Let $$Z = Y - \Sigma^{-1/2}\mu$$. $$Z$$ is a version of $$Y$$ with mean zero, so $$Z \sim N(0, I)$$.

Now we have

$Q(X) = X^TAX = (Z + \Sigma^{-1/2} \mu)^T \Sigma^{1/2} A \Sigma^{1/2} (Z + \Sigma^{-1/2} \mu)$

The spectral theorem allows the middle term to be decomposed as below, where P is the orthogonal matrix of eigenvectors and $$\Lambda$$ is the diagonal matrix with positive diagonal elements $$\lambda_1, \ldots, \lambda_n$$.

$\Sigma^{1/2} A \Sigma^{1/2} = P^T \Lambda P$ Let $$U=PZ$$. Since $$P$$ is orthogonal and using the distribution of $$Z$$, we also have that $$U \sim N(0, I)$$.

Putting these together, we can change $$Q(X)$$ as follows.

$Q(X) = X^TAX = (Z + \Sigma^{-1/2} \mu)^T \Sigma^{1/2} A \Sigma^{1/2} (Z + \Sigma^{-1/2} \mu) \\ = (Z + \Sigma^{-1/2} \mu)^T P^T \Lambda P (Z + \Sigma^{-1/2} \mu) \\ = (PZ + P\Sigma^{-1/2} \mu)^T \Lambda (PZ + P\Sigma^{-1/2} \mu) \\ = (U + b)^T \Lambda (U + b) \\$ Here we defined $$b= P \Sigma^{-1/2} \mu$$.

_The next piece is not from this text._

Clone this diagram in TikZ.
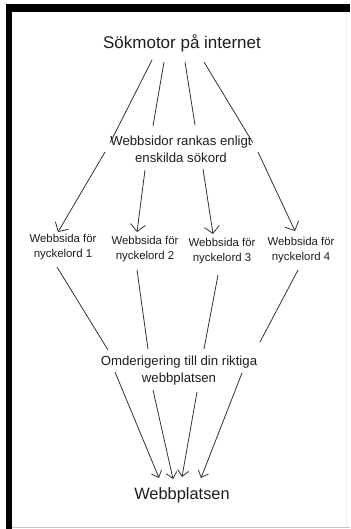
\documentclass[tikz,border=0pt]{standalone}
\usepackage{fontspec}
\setmainfont{Liberation Sans}
\usetikzlibrary{arrows.meta,calc}
\definecolor{txt}{HTML}{1E1E1E}
\definecolor{ln}{HTML}{333333}
\tikzset{
  lbl/.style={inner sep=0pt, align=center, text=txt},
  conn/.style={draw=ln, line width=0.8pt},
  bigarrow/.style={conn, -{Straight Barb[length=7pt,width=15pt,line width=0.8pt]}},
  smallarrow/.style={conn, -{Straight Barb[length=6pt,width=11pt,line width=0.8pt]}},
}
\begin{document}
\begin{tikzpicture}[x=1pt,y=-1pt]
\useasboundingbox (0,0) rectangle (350,529);
\fill[white] (0,0) rectangle (350,529);
% frame
\fill[black] (6,4) rectangle (350,12);
\fill[black] (6,4) rectangle (12,529);
\draw[gray!45, line width=1pt] (12,527.5) -- (350,527.5);
\draw[gray!12, line width=0.8pt] (346,12) -- (346,527);

% nodes
\node[lbl, font=\fontsize{17}{20}\selectfont] (t) at (182,43) {Sökmotor på internet};
\node[lbl, font=\fontsize{13.2}{17}\selectfont] (m) at (181,149) {Webbsidor rankas enligt\\enskilda sökord};
\node[lbl, font=\fontsize{11.4}{15}\selectfont] (b1) at (63,247) {Webbsida för\\nyckelord 1};
\node[lbl, font=\fontsize{11.4}{15}\selectfont] (b2) at (145,249) {Webbsida för\\nyckelord 2};
\node[lbl, font=\fontsize{11.4}{15}\selectfont] (b3) at (222,251) {Webbsida för\\nyckelord 3};
\node[lbl, font=\fontsize{11.4}{15}\selectfont] (b4) at (301,250) {Webbsida för\\nyckelord 4};
\node[lbl, font=\fontsize{13.2}{17}\selectfont] (o) at (179,371) {Omderigering till din riktiga\\webbplatsen};
\node[lbl, font=\fontsize{16.4}{20}\selectfont] (w) at (182,495) {Webbplatsen};

% title -> middle text
\draw[conn] ($(t)+(-30,17)$) -- ($(m)+(-71,-6)$);
\draw[conn] ($(t)+(-18,19)$) -- ($(m)+(-28,-23)$);
\draw[conn] ($(t)+(3,19)$) -- ($(m)+(14,-24)$);
\draw[conn] ($(t)+(22,19)$) -- ($(m)+(72,-6)$);
% middle text -> boxes
\draw[bigarrow] ($(m)+(-76,3)$) -- ($(b1)+(-5,-15)$);
\draw[bigarrow] ($(m)+(-36,21)$) -- ($(b2)+(-8,-17)$);
\draw[bigarrow] ($(m)+(22,20)$) -- ($(b3)+(-9,-17)$);
\draw[bigarrow] ($(m)+(77,3)$) -- ($(b4)+(-6,-19)$);
% boxes -> lower text
\draw[conn] ($(b1)+(-6,20)$) -- ($(o)+(-71,-21)$);
\draw[conn] ($(b2)+(-8,21)$) -- ($(o)+(-31,-22)$);
\draw[conn] ($(b3)+(-4,24)$) -- ($(o)+(25,-22)$);
\draw[conn] ($(b4)+(-3,20)$) -- ($(o)+(81,-29)$);
% lower text -> Webbplatsen
\draw[smallarrow] ($(o)+(-64,1)$) -- ($(w)+(-23,-17)$);
\draw[smallarrow] ($(o)+(-26,19)$) -- ($(w)+(-9,-16)$);
\draw[smallarrow] ($(o)+(18,21)$) -- ($(w)+(0,-18)$);
\draw[smallarrow] ($(o)+(63,2)$) -- ($(w)+(19,-17)$);
\end{tikzpicture}
\end{document}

Since $$\Lambda$$ is diagonal, we have $Q(X) = X^TAX = \sum_{j=1}^n \lambda_j (U_j + b_j)^2$

The $$U_j$$ have standard normal distribution and are independent of each other. $$(U_j + b_j)^2$$ is thus the square of normal variable with mean $$b_j$$ and variance 1, meaning it has a noncentral chi-squared distribution with mean $$b_j^2 +1$$ and variance $$4b_j^2 + 2$$. Thus $$Q(X)$$ is distributed as a linear combination of $$n$$ noncentral chi-squared variables. Since $$\lambda_j$$ is different for each, $$Q(X)$$ does not have a noncentral chi-squared distribution. However, we can easily find its mean, variance, sample from it, etc.

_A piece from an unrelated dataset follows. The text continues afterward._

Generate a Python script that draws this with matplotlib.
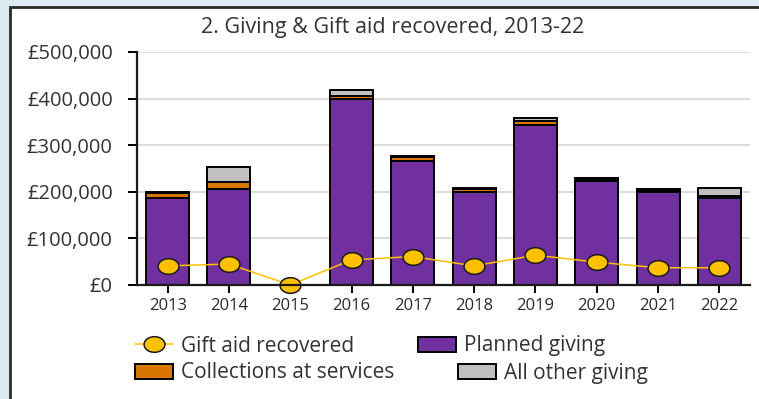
import matplotlib
matplotlib.use("Agg")
import matplotlib.pyplot as plt
import numpy as np
from matplotlib.patches import Rectangle, Patch
from matplotlib.lines import Line2D
from matplotlib.path import Path
from matplotlib.ticker import FuncFormatter, MultipleLocator

plt.rcParams['font.family'] = ['Open Sans', 'DejaVu Sans']

years = ['2013', '2014', '2015', '2016', '2017', '2018', '2019', '2020', '2021', '2022']
planned_giving = [186000, 207000, 0, 400000, 267000, 199000, 343000, 223000, 200000, 187000]
collections = [11000, 14000, 0, 6000, 8000, 7000, 10000, 3000, 2000, 3000]
other_giving = [3000, 32000, 0, 12000, 2000, 3000, 5000, 3000, 3000, 19000]
gift_aid = [41000, 45000, 0, 54000, 61000, 41000, 64000, 49000, 37000, 37000]

PURPLE = '#7030A0'
ORANGE = '#D97600'
GREY = '#C0C0C0'
GOLD = '#FFC000'
BG = '#DCEBF3'
TXT = '#333333'

W, H = 759, 399
fig = plt.figure(figsize=(W / 100, H / 100), dpi=100)
fig.patch.set_facecolor(BG)

# white panel with dark frame, behind everything else
panel = Rectangle((10 / W, -0.05), 1.1, 1 - 7 / H + 0.05, transform=fig.transFigure,
                  facecolor='white', edgecolor='#2a2a2a', linewidth=2, zorder=-5)
fig.patches.append(panel)

ax = fig.add_axes([137 / W, 1 - 285 / H, (750 - 137) / W, (285 - 52) / H])
ax.set_facecolor('none')
ax.set_zorder(2)

x = np.arange(len(years))
pg = np.array(planned_giving)
co = np.array(collections)
ot = np.array(other_giving)

bw = 0.7
ekw = dict(edgecolor='black', linewidth=1.4, zorder=3)
ax.bar(x, pg, bw, color=PURPLE, **ekw)
ax.bar(x, co, bw, bottom=pg, color=ORANGE, **ekw)
ax.bar(x, ot, bw, bottom=pg + co, color=GREY, **ekw)

# slightly flattened circle marker
t = np.linspace(0, 2 * np.pi, 60)
ell = Path(np.column_stack([np.cos(t), 0.75 * np.sin(t)]), closed=True)
ax.plot(x, gift_aid, color=GOLD, linewidth=1.1, marker=ell, markersize=15,
        markerfacecolor=GOLD, markeredgecolor='#1a1a1a', markeredgewidth=1.1,
        zorder=5, clip_on=False)

ax.set_xlim(-0.5, len(years) - 0.5)
ax.set_ylim(0, 500000)
ax.yaxis.set_major_locator(MultipleLocator(100000))
ax.yaxis.set_major_formatter(FuncFormatter(lambda v, p: f'£{int(v):,}'))
ax.set_xticks(x)
ax.set_xticklabels(years)
ax.grid(axis='y', color='#dcdcdc', linewidth=1.5, zorder=0)
ax.set_axisbelow(True)

for s in ['top', 'right']:
    ax.spines[s].set_visible(False)
for s in ['left', 'bottom']:
    ax.spines[s].set_linewidth(1.6)
    ax.spines[s].set_color('#1a1a1a')
    ax.spines[s].set_zorder(6)

ax.tick_params(axis='y', length=6.5, width=1.4, pad=11, labelsize=14.5, labelcolor=TXT)
ax.tick_params(axis='x', length=5.5, width=1.4, pad=4, labelsize=12, labelcolor='#2a2a2a')

fig.text(393 / W, 1 - 28 / H, '2. Giving & Gift aid recovered, 2013-22',
         ha='center', va='center', fontsize=15.5, color=TXT)

h_gift = Line2D([], [], color=GOLD, linewidth=1.1, marker=ell, markersize=15,
                markerfacecolor=GOLD, markeredgecolor='#1a1a1a', markeredgewidth=1.1)
h_plan = Patch(facecolor=PURPLE, edgecolor='black', linewidth=1.4)
h_coll = Patch(facecolor=ORANGE, edgecolor='black', linewidth=1.4)
h_oth = Patch(facecolor=GREY, edgecolor='black', linewidth=1.4)

lkw = dict(ncol=2, frameon=False, borderpad=0, borderaxespad=0, loc='center left',
           fontsize=15, handlelength=1.83, handleheight=0.72, handletextpad=0.38,
           columnspacing=3.05, labelcolor=TXT)
leg1 = fig.legend([h_gift, h_plan], ['Gift aid recovered', 'Planned giving'],
                  bbox_to_anchor=(135 / W, 1 - 346 / H), **lkw)
leg2 = fig.legend([h_coll, h_oth], ['Collections at services', 'All other giving'],
                  bbox_to_anchor=(135 / W, 1 - 373 / H), **lkw)

fig.savefig('out.png', dpi=100, facecolor=fig.get_facecolor())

The mean and variance of $$Q(X)$$ are \begin{align} E[Q(X)] &= \sum_{j=1}^n \lambda_j E[(U_j + b_j)^2] \\ &= \sum_{j=1}^n \lambda_j (b_j^2 + 1) \\ \end{align}

\begin{align} \text{Var}[Q(X)] &= \sum_{j=1}^n \lambda_j^2 \text{Var} \left[ (U_j + b_j)^2 \right] \\ &= \sum_{j=1}^n \lambda_j^2 (4b_j^2 + 2) \\ \end{align}

### Relating this back to $$||g||^2$$

For $$||g||^2$$ we had $$A=I$$, $$\mu=\frac{\partial \Sigma_{x,X}}{\partial x}^T \Sigma_X^{-1} (Y_X - \mu_X)$$, and $$\Sigma=\frac{\partial^2 \Sigma(x_1, x_2)}{\partial x_1 \partial x_2} + \frac{\partial \Sigma(x_1, X)}{\partial x_1} \Sigma_x^{-1} \frac{\partial \Sigma(X, x_2)}{\partial x_2}$$

Thus we need $$P$$ and $$\Lambda$$ from the eigendecomposition $$\Sigma = P^T \Lambda P$$. $$\Lambda$$ will give the $$\lambda_j$$.

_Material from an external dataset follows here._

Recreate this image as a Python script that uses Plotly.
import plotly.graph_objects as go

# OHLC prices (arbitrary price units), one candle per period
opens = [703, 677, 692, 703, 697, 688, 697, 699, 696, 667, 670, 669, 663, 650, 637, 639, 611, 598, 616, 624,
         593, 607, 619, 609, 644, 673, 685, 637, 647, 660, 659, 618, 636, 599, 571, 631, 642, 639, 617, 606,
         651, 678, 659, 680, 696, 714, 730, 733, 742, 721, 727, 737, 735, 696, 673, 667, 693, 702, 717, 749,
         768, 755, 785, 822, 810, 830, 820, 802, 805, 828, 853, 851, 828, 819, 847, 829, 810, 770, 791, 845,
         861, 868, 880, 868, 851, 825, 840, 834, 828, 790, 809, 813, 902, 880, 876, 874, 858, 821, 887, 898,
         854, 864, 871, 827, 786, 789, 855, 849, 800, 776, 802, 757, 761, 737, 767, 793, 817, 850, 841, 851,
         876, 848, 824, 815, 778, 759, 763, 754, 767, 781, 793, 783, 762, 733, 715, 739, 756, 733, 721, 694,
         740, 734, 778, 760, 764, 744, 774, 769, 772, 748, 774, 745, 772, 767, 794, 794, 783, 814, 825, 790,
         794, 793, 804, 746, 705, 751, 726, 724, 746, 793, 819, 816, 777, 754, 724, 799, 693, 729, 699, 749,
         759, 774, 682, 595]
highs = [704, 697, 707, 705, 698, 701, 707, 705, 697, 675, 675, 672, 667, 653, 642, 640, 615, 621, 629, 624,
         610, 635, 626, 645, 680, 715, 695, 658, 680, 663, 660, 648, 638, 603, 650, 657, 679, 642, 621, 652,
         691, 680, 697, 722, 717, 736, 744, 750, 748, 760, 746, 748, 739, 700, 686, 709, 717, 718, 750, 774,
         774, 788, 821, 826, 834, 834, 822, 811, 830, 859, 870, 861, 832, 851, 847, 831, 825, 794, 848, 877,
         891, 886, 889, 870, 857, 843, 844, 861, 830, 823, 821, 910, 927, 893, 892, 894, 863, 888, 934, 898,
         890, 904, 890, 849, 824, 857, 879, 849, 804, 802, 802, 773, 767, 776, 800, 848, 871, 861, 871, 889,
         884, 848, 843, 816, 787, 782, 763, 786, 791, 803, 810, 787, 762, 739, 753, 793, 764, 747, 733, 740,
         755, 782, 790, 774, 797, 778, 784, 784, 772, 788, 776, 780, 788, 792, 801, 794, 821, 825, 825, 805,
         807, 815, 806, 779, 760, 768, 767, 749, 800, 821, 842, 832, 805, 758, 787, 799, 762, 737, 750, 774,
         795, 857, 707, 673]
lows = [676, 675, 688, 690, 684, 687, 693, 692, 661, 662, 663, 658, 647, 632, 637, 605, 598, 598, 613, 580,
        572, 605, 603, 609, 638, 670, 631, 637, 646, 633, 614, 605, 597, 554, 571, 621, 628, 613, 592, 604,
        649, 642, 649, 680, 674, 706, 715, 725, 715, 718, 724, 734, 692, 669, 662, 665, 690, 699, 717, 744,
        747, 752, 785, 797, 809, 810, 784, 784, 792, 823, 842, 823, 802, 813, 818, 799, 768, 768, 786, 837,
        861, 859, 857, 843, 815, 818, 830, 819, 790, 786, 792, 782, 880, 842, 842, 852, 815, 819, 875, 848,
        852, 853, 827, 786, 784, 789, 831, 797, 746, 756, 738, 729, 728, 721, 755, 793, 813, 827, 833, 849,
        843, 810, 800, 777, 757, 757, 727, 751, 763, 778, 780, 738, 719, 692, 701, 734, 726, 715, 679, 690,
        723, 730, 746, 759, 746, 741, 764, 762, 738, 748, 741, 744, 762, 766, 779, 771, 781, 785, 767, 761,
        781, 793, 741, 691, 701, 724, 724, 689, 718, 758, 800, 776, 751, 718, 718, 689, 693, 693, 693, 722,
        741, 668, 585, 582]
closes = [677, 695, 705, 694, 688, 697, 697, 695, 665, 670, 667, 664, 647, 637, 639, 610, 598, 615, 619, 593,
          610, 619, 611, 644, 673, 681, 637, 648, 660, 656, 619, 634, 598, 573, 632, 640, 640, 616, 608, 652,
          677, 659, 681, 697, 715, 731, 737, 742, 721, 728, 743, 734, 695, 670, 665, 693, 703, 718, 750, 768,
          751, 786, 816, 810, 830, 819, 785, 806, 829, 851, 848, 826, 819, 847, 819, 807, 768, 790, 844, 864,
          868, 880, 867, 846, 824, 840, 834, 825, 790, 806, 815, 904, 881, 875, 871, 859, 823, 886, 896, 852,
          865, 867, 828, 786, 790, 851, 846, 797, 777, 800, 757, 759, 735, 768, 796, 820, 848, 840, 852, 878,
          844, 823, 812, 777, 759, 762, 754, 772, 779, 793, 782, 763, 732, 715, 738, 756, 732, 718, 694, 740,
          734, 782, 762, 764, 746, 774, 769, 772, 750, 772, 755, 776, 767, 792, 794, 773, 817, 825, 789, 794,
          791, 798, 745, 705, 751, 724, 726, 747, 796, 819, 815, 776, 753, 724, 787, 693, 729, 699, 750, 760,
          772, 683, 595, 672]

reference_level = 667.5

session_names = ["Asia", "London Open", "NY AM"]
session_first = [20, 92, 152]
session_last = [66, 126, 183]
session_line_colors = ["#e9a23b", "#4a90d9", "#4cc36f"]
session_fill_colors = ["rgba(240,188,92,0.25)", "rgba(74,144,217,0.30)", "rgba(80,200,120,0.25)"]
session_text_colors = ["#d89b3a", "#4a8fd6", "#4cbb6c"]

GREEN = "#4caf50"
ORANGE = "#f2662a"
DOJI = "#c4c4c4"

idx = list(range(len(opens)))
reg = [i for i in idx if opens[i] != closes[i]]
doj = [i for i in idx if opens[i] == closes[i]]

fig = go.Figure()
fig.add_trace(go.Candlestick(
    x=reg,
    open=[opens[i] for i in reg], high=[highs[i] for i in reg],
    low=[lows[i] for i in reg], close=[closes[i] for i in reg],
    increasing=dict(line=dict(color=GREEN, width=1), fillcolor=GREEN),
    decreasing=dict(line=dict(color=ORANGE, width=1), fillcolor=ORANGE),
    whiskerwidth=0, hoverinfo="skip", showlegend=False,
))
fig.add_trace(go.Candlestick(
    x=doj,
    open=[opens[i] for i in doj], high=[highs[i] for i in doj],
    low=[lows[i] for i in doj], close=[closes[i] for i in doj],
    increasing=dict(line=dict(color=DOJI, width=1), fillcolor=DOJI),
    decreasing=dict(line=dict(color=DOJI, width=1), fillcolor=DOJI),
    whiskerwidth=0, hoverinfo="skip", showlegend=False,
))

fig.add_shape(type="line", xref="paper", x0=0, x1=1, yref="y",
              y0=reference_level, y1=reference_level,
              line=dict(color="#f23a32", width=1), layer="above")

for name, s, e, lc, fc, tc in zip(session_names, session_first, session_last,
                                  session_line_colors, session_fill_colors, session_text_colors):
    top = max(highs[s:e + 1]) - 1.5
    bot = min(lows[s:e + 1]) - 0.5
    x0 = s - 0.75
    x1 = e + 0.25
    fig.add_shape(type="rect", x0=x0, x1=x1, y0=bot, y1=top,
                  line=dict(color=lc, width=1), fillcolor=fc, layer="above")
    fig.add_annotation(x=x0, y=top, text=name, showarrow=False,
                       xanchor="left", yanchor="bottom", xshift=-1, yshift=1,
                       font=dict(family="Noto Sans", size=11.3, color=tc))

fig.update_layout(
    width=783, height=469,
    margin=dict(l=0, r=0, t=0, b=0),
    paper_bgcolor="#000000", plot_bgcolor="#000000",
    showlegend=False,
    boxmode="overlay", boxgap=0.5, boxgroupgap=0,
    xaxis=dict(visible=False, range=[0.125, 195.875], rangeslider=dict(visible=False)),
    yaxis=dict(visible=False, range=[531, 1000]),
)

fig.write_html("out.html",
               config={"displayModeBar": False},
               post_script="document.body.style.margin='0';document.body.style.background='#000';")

Then we need $$b = P \Sigma^{-1/2} \mu$$. We can calculate $$\Sigma^{-1/2}$$ as the square root of the matrix $$\Sigma^{-1}$$ using the eigendecomposition again. We can decompose $$\Sigma^{-1} = W^TDW$$ (using different symbols from before to avoid confusion), where $$D$$ is diagonal and W is orthogonal. Then $$\Sigma^{-1/2} = W^T S W$$, where $$S$$ is the diagonal matrix whose elements are the square roots of the elements of $$D$$. This can easily be proven as follows. $\Sigma^{-1/2} \Sigma^{-1/2} = W^T S W W^T S W = W^T S S W = W^T D W = \Sigma^{-1}$

Now that we know how to calculate $$\lambda$$ and $$U$$, we can calculate the distribution of $$||g||^2$$.